In 1917, Roy married Irma, and by the end of 1918, they had two children. Anxious to get rich, he took his $15,000, quit his job, and moved his family to remote Saskatchewan to become a farmer. The decision to purchase and farm 640 acres was a disastrous mistake. Roy lost much of his investment when he gave up farming within a year. He was 25, and he realized he couldn’t take losses like that if he wanted to become a millionaire by 30.

Automobile sales were exploding in 1920. Roy and his brother Carl pooled their money to start a company selling replacement parts to garages. To expand, they bought a machine shop, and by 1924 they’d grown the company to $700,000 in sales.

Roy was buying parts from manufacturers and selling them to garages. Expanding this business required inventory, which required capital, which Roy and Carl didn’t have. When the garages were slow to pay their bills, Roy and Bill had cash flow issues. They almost went bankrupt.

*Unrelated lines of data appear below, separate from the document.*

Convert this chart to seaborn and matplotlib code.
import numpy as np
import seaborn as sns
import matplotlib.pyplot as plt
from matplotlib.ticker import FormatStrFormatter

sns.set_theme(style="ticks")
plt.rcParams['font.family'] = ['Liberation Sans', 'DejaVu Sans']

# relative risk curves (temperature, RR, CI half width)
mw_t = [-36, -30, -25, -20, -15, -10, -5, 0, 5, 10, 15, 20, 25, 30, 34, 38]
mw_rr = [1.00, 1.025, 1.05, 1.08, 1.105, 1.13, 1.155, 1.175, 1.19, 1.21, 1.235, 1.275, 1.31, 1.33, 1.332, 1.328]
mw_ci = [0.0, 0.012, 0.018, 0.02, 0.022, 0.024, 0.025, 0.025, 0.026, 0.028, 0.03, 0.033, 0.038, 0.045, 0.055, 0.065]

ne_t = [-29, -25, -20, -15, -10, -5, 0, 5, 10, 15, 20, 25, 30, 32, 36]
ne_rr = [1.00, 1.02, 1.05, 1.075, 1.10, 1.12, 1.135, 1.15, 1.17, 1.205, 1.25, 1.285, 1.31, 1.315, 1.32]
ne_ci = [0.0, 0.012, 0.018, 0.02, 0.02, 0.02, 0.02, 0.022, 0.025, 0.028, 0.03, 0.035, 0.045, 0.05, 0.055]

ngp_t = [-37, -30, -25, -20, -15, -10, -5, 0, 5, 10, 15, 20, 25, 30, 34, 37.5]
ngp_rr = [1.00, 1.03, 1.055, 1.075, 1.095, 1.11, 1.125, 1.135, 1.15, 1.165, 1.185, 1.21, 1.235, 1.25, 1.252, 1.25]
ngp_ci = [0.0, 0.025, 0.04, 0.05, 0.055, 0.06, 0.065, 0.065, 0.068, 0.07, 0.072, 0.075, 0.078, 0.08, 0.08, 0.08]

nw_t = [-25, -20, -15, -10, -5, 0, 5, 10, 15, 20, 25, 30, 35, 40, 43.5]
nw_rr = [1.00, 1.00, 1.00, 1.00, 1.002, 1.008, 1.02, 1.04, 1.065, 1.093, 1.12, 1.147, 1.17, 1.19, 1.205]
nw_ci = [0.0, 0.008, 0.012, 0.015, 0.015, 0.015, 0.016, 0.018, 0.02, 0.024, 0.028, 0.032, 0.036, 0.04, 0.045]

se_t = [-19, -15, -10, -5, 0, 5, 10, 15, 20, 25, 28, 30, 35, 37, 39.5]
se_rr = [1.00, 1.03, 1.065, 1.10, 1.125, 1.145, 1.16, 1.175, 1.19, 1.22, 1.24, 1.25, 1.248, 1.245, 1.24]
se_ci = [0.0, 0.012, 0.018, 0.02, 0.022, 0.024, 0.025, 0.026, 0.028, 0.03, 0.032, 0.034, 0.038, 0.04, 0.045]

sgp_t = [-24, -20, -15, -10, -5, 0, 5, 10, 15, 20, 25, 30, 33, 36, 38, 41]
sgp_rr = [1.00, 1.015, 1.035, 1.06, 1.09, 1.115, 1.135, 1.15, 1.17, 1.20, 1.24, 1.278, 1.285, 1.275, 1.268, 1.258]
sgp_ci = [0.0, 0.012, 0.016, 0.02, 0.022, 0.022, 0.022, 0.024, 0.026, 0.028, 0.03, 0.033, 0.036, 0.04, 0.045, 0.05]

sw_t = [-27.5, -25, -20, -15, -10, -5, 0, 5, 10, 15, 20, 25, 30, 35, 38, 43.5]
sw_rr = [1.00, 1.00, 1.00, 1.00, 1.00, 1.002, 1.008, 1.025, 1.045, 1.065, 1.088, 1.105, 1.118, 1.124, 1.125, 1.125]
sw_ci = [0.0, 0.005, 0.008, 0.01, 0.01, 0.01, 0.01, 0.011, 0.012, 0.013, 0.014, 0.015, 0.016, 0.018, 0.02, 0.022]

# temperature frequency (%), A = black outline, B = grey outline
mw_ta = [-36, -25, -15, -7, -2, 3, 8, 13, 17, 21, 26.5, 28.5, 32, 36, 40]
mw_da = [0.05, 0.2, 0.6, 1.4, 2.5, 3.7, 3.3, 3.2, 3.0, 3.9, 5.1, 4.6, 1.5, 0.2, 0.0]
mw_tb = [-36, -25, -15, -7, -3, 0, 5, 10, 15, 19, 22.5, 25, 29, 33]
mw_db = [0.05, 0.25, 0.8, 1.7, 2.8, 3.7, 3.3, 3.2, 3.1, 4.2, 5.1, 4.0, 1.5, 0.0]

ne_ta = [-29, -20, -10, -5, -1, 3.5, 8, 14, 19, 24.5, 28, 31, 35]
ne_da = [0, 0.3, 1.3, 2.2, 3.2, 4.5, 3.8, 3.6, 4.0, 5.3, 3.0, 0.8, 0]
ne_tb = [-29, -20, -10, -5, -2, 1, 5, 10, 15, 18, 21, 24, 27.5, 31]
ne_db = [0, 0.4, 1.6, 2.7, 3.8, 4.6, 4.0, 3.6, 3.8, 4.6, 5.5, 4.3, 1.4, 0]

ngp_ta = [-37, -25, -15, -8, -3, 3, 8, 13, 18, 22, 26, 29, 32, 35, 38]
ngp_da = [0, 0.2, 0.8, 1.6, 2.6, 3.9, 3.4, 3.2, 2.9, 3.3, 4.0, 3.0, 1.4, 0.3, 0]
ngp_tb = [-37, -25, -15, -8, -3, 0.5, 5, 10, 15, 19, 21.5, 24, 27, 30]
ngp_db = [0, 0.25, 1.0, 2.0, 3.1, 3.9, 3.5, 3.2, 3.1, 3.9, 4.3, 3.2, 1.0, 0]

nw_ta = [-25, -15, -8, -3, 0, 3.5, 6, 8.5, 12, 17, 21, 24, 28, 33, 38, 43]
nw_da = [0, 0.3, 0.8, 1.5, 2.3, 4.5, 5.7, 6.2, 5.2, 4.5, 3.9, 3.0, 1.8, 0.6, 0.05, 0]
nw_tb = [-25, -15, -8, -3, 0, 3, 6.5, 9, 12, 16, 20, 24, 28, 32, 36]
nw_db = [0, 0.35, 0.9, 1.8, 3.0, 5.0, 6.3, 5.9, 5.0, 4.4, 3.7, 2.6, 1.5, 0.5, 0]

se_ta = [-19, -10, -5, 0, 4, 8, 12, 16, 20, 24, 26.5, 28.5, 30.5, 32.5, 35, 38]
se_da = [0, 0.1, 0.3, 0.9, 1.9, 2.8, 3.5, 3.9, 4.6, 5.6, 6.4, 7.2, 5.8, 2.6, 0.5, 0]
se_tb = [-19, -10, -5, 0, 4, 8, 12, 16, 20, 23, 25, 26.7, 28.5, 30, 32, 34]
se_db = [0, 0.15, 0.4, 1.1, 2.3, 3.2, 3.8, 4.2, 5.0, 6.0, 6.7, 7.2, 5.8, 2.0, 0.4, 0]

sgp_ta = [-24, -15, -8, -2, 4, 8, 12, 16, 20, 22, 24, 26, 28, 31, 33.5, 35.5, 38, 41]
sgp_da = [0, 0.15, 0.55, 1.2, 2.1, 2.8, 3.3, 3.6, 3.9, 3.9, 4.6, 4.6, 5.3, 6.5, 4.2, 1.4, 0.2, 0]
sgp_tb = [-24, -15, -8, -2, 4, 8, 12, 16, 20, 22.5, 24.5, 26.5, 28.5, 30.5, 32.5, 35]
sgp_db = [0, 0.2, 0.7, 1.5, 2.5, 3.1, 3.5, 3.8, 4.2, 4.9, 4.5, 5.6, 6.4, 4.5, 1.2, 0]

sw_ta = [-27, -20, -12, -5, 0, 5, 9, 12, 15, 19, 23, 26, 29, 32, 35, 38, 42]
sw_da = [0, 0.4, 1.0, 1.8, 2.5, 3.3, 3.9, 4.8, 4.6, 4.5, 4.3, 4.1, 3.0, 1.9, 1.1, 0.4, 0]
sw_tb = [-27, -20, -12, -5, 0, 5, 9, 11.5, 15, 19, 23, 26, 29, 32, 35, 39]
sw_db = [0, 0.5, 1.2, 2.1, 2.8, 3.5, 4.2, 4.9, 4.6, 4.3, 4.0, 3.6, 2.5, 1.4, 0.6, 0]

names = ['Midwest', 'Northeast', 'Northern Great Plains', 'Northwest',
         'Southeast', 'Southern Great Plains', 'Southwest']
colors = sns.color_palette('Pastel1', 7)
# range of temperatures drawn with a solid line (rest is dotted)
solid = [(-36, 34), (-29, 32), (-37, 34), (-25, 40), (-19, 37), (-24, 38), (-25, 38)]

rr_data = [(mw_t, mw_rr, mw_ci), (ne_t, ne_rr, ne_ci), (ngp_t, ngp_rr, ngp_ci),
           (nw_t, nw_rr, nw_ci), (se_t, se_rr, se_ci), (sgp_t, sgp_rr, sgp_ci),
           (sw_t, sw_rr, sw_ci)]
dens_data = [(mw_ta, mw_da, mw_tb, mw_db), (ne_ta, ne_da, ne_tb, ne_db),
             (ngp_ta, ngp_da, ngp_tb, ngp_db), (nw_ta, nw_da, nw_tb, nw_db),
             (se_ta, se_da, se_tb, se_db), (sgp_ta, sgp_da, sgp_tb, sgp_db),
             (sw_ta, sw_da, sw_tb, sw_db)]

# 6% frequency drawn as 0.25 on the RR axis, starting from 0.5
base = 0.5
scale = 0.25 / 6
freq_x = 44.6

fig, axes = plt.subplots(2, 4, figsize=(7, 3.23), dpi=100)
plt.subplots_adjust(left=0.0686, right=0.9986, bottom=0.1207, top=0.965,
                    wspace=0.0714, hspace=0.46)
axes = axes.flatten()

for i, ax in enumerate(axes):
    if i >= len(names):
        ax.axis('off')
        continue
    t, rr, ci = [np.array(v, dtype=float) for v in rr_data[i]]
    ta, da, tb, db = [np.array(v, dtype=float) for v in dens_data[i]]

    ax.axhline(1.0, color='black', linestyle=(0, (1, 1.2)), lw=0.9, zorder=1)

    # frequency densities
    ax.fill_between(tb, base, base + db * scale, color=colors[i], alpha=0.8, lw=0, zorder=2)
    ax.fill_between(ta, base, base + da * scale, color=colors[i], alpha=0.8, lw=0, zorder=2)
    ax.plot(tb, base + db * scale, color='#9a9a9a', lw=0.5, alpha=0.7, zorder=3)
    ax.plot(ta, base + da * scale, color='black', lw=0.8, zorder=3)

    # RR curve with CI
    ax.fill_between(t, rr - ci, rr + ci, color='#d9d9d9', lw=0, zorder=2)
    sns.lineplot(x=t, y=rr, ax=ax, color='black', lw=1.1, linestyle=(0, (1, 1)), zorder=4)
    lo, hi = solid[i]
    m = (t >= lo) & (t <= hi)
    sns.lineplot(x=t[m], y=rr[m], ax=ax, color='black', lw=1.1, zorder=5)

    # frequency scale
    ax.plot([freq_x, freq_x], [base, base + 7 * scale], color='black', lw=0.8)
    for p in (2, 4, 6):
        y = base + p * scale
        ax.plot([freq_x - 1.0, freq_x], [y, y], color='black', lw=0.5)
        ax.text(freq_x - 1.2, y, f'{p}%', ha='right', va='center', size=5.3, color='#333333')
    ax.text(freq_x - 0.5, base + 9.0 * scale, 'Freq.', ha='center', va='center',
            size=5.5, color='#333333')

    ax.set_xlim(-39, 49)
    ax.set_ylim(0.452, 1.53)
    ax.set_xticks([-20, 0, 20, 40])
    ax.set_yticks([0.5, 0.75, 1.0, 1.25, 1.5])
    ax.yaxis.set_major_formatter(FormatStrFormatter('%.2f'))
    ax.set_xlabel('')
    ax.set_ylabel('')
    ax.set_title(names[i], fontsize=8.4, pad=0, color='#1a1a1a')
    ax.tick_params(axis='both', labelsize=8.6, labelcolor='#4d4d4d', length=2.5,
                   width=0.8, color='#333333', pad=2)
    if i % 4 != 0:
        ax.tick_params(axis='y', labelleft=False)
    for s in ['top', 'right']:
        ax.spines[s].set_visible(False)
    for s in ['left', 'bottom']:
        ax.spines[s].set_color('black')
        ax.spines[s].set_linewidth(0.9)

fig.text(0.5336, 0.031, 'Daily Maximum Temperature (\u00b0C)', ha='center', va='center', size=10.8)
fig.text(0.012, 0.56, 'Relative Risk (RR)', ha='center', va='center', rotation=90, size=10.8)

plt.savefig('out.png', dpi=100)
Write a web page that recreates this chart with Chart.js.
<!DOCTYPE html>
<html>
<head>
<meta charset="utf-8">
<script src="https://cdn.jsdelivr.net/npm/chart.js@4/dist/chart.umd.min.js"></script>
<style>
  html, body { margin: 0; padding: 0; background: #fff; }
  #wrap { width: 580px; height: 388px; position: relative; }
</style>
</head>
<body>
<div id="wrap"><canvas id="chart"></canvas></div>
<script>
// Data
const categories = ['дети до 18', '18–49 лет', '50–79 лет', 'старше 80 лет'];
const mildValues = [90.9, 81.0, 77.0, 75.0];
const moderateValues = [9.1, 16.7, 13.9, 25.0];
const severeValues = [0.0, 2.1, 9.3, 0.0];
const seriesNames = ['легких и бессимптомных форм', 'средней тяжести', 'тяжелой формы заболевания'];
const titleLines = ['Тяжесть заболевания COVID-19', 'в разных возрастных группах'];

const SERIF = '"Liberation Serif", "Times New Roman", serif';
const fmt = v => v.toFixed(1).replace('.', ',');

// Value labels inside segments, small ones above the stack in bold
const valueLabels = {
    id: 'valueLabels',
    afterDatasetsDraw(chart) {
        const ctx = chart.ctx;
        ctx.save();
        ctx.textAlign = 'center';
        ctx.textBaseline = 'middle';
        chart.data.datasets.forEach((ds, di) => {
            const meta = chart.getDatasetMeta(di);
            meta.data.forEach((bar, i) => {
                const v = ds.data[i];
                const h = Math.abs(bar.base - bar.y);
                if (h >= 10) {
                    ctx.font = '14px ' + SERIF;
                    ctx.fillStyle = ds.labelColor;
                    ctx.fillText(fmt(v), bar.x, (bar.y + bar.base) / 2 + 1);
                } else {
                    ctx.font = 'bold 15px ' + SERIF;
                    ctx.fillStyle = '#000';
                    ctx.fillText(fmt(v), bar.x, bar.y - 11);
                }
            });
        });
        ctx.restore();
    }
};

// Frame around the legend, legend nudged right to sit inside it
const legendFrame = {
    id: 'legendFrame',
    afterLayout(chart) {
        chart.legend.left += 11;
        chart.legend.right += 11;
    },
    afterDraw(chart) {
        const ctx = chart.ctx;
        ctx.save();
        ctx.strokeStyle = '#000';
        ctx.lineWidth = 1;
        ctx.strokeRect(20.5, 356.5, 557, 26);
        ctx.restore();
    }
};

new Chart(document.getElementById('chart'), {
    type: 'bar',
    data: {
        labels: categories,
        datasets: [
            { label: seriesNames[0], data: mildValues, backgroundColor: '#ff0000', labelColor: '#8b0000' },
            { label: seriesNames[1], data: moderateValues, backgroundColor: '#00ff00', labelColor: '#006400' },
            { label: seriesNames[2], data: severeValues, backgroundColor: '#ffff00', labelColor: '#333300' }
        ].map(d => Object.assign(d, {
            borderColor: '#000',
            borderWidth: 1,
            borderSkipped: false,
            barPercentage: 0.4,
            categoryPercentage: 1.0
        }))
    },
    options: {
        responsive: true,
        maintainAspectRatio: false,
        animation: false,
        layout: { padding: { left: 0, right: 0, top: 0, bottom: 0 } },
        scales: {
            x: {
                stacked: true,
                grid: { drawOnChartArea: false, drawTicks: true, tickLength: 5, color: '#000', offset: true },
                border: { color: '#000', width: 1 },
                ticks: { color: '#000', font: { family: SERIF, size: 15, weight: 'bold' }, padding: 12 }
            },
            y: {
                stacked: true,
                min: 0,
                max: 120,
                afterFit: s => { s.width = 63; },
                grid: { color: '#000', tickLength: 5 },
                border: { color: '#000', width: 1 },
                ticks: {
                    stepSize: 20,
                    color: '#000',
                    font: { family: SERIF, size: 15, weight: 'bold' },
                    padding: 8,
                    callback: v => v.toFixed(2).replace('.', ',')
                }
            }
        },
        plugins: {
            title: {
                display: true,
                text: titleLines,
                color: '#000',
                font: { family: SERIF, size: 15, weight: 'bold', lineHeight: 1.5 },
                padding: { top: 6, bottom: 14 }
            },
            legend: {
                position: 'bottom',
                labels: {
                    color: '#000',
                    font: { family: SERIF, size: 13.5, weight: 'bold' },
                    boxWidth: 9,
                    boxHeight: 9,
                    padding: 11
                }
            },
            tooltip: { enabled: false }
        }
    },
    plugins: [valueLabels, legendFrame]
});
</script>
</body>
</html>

The brothers reworked their debts, and Roy left Toronto for Ottawa, which he saw as an untapped market for automotive parts. He and Carl set up a new Ottawa company, Service Supplies Limited. At the same time, in 1925, radios were new. Manufacturers were eager to sell them to businesses that sold to consumers. Trying to dig himself out of debt, Roy started selling radios too. By 1928, the new company was doing $80,000 a year in sales and the debts from their shuttered business had been paid off.

Roy wasn’t satisfied. He wanted to grow the company more. Hearing about Trimmis and Kirkland Lake, two rural cities thriving because of gold mines in Ontario, Roy moved his family to North Bay, Ontario, in 1928. Roy realized he had to help rural dealers. They didn’t know how to sell radios to consumers. Roy devised a door-to-door sales strategy that let consumers test radios for a week. If they liked them, he hoped they’d buy them. The strategy was innovative, but there was a significant problem that Roy and his dealers had overlooked: there was no radio signal in this remote area. There was nothing for people to listen to on the radio.

With the depression beginning to affect Roy’s dealers and payments from them to Roy slowing, Roy started to ponder how he could solve this problem. The more he thought about it, the more he realized there was only one way to solve it. He had to start a radio station.